Türkiye İlaç ve Tıbbi Cihaz Kurumu Başkanı Dr. Saim Kerman ise diyabetli hastaların daha iyi tedaviye ulaşabilmeleri için Ar-Ge ve klinik çalışmaların önemli olduğuna dikkat çekti. Dr. Saim Kerman, klinik çalışmaların hastaların ihtiyaçlarına yönelik güvenli ve etkili tedavilerin geliştirilmesi için yürütülmesi gerektiğini söyledi.
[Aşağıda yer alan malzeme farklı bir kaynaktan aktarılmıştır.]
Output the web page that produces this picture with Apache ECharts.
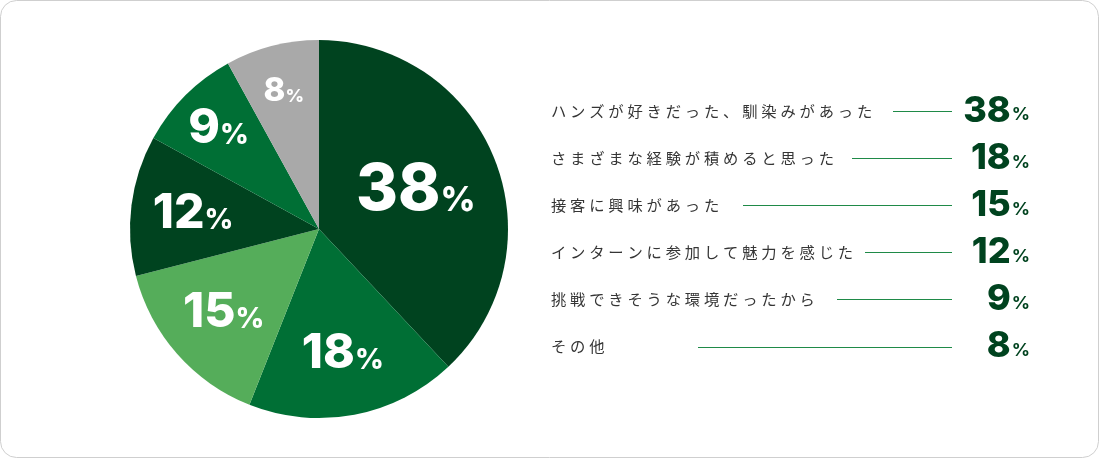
<!DOCTYPE html>
<html>
<head>
<meta charset="utf-8">
<script src="https://cdn.jsdelivr.net/npm/echarts@6/dist/echarts.min.js"></script>
<style>
html, body { margin: 0; padding: 0; background: #fff; }
#chart { width: 1100px; height: 459px; }
</style>
</head>
<body>
<div id="chart"></div>
<script>
// 回答データ
var reasons = ['ハンズが好きだった、馴染みがあった', 'さまざまな経験が積めると思った', '接客に興味があった',
    'インターンに参加して魅力を感じた', '挑戦できそうな環境だったから', 'その他'];
var shares = [38, 18, 15, 12, 9, 8];

var sliceColors = ['#00431f', '#006f35', '#55ad5a', '#00431f', '#006f35', '#a9a9a9'];
var leaderX = [893, 852, 743, 865, 837, 698];   // 引き出し線の開始位置

var jpFont = '"Noto Sans CJK JP", sans-serif';
var numFont = 'Inter, Lato, sans-serif';
var darkGreen = '#00431f';

function spaced(s) {
    return s.split('').join('\u2005');
}

// パイ内ラベルのサイズ区分
function sizeKey(i) {
    if (i === 0) return 'a';
    if (i === shares.length - 1) return 'c';
    return 'b';
}

// ラベルを置く半径の区分（大きい扇ほど中心寄り）
function ring(v) {
    if (v >= 30) return 'near';
    if (v >= 10) return 'mid';
    return 'far';
}

var pieRich = {
    a: { fontFamily: numFont, fontWeight: 800, fontSize: 64, color: '#fff' },
    ap: { fontFamily: numFont, fontWeight: 800, fontSize: 34, color: '#fff', padding: [21, 0, 0, 0] },
    b: { fontFamily: numFont, fontWeight: 800, fontSize: 48, color: '#fff' },
    bp: { fontFamily: numFont, fontWeight: 800, fontSize: 28, color: '#fff', padding: [14, 0, 0, 0] },
    c: { fontFamily: numFont, fontWeight: 800, fontSize: 33, color: '#fff' },
    cp: { fontFamily: numFont, fontWeight: 800, fontSize: 18, color: '#fff', padding: [10, 0, 0, 0] }
};

function pieLabel(p) {
    var k = sizeKey(p.dataIndex);
    return '{' + k + '|' + p.value + '}{' + k + 'p|%}';
}

var chart = echarts.init(document.getElementById('chart'));

var graphics = [{
    type: 'rect',
    shape: { x: 0.5, y: 0.5, width: 1098, height: 457, r: 16 },
    style: { fill: '#fff', stroke: '#cfcfcf', lineWidth: 1 },
    z: -10
}];

var rowTop = 111, rowGap = 47.1;
reasons.forEach(function (r, i) {
    var y = rowTop + i * rowGap;
    graphics.push({
        type: 'text',
        x: 551, y: y,
        style: {
            text: spaced(r),
            font: '15.3px ' + jpFont,
            fill: '#353535',
            textAlign: 'left', align: 'left',
            textVerticalAlign: 'middle', verticalAlign: 'middle'
        }
    });
    graphics.push({
        type: 'line',
        shape: { x1: leaderX[i], y1: Math.round(y) + 0.5, x2: 952, y2: Math.round(y) + 0.5 },
        style: { stroke: '#1f8a48', lineWidth: 1 }
    });
    graphics.push({
        type: 'text',
        x: 1030, y: y,
        style: {
            text: '{n|' + shares[i] + '}{p|%}',
            rich: {
                n: { fontFamily: numFont, fontWeight: 800, fontSize: 36, fill: darkGreen, color: darkGreen },
                p: { fontFamily: numFont, fontWeight: 700, fontSize: 18, fill: darkGreen, color: darkGreen, padding: [8, 0, 0, 1] }
            },
            textAlign: 'right', align: 'right',
            textVerticalAlign: 'middle', verticalAlign: 'middle'
        }
    });
});

// 扇形そのもの
var series = [{
    type: 'pie',
    center: [319, 229],
    radius: [0, 189],
    startAngle: 90,
    clockwise: true,
    silent: true,
    label: { show: false },
    labelLine: { show: false },
    data: shares.map(function (v, i) {
        return { value: v, name: reasons[i], itemStyle: { color: sliceColors[i] } };
    })
}];

// ラベル用の透明なパイ（半径ごと）
var rings = { near: [13, 189], mid: [59, 189], far: [89, 189] };
Object.keys(rings).forEach(function (key) {
    series.push({
        type: 'pie',
        center: [319, 229],
        radius: rings[key],
        startAngle: 90,
        clockwise: true,
        avoidLabelOverlap: false,
        silent: true,
        z: 5,
        label: { show: true, position: 'inside', formatter: pieLabel, rich: pieRich },
        labelLine: { show: false },
        data: shares.map(function (v, i) {
            return {
                value: v, name: reasons[i],
                itemStyle: { color: 'rgba(0,0,0,0)' },
                label: { show: ring(v) === key }
            };
        })
    });
});

chart.setOption({ animation: false, graphic: graphics, series: series });
</script>
</body>
</html>
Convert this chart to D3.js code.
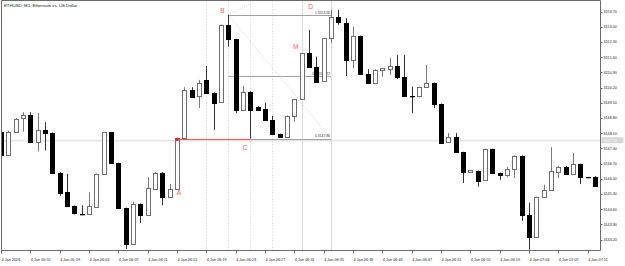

Yenilikçi tedavilere ihtiyaç var

Diyabetin duayen hekimlerinden Prof. Dr. Nazif Bağrıaçık ise ülkemizde hızla artan diyabet tehdidine dikkat çekerek diyabetli hasta sayısının ve komplikasyonların görülme sıklığının artmasının, diyabetli kişilerin daha sağlıklı bir yaşam sürmelerini sağlamak için yenilikçi tedavilere ve yeni yaklaşımlara duyulan ihtiyacı ortaya koyduğunu ifade etti.


Diyabetle mücadelede değişim şart


Novo Nordisk Kıdemli Başkan Yardımcısı Mike Doustdar ise panelde Türkiye'de özel sektörün diyabet tedavisindeki rolüne değinerek Diyabette Değişim Türkiye Programı hakkında bilgi verdi. Mike Doustdar Novo Nordisk olarak tüm çalışmalarının merkezine hastaları koyduklarını ve hastaların daha iyi bir tedaviye ulaşmaları için bütçelerinin yüzde 14'ünü inovasyona ve AR-GE'ye harcadıklarını ifade etti. ABD, Endonezya, Çin ve Bangladeş'te yürüttükleri Diyabette Değişim Programı'nın Türkiye ayağında, diyabetin ulusal bir sağlık önceliği olarak kabul edilmesi, kaliteli ve yenilikçi ilaçların hastalara sunulması için çalışmalar yapılması, hastaların daha iyi tedavilere erişiminin sağlanabilmesi için inovasyonun sürdürülebilirliğine odaklanacaklarını açıkladı.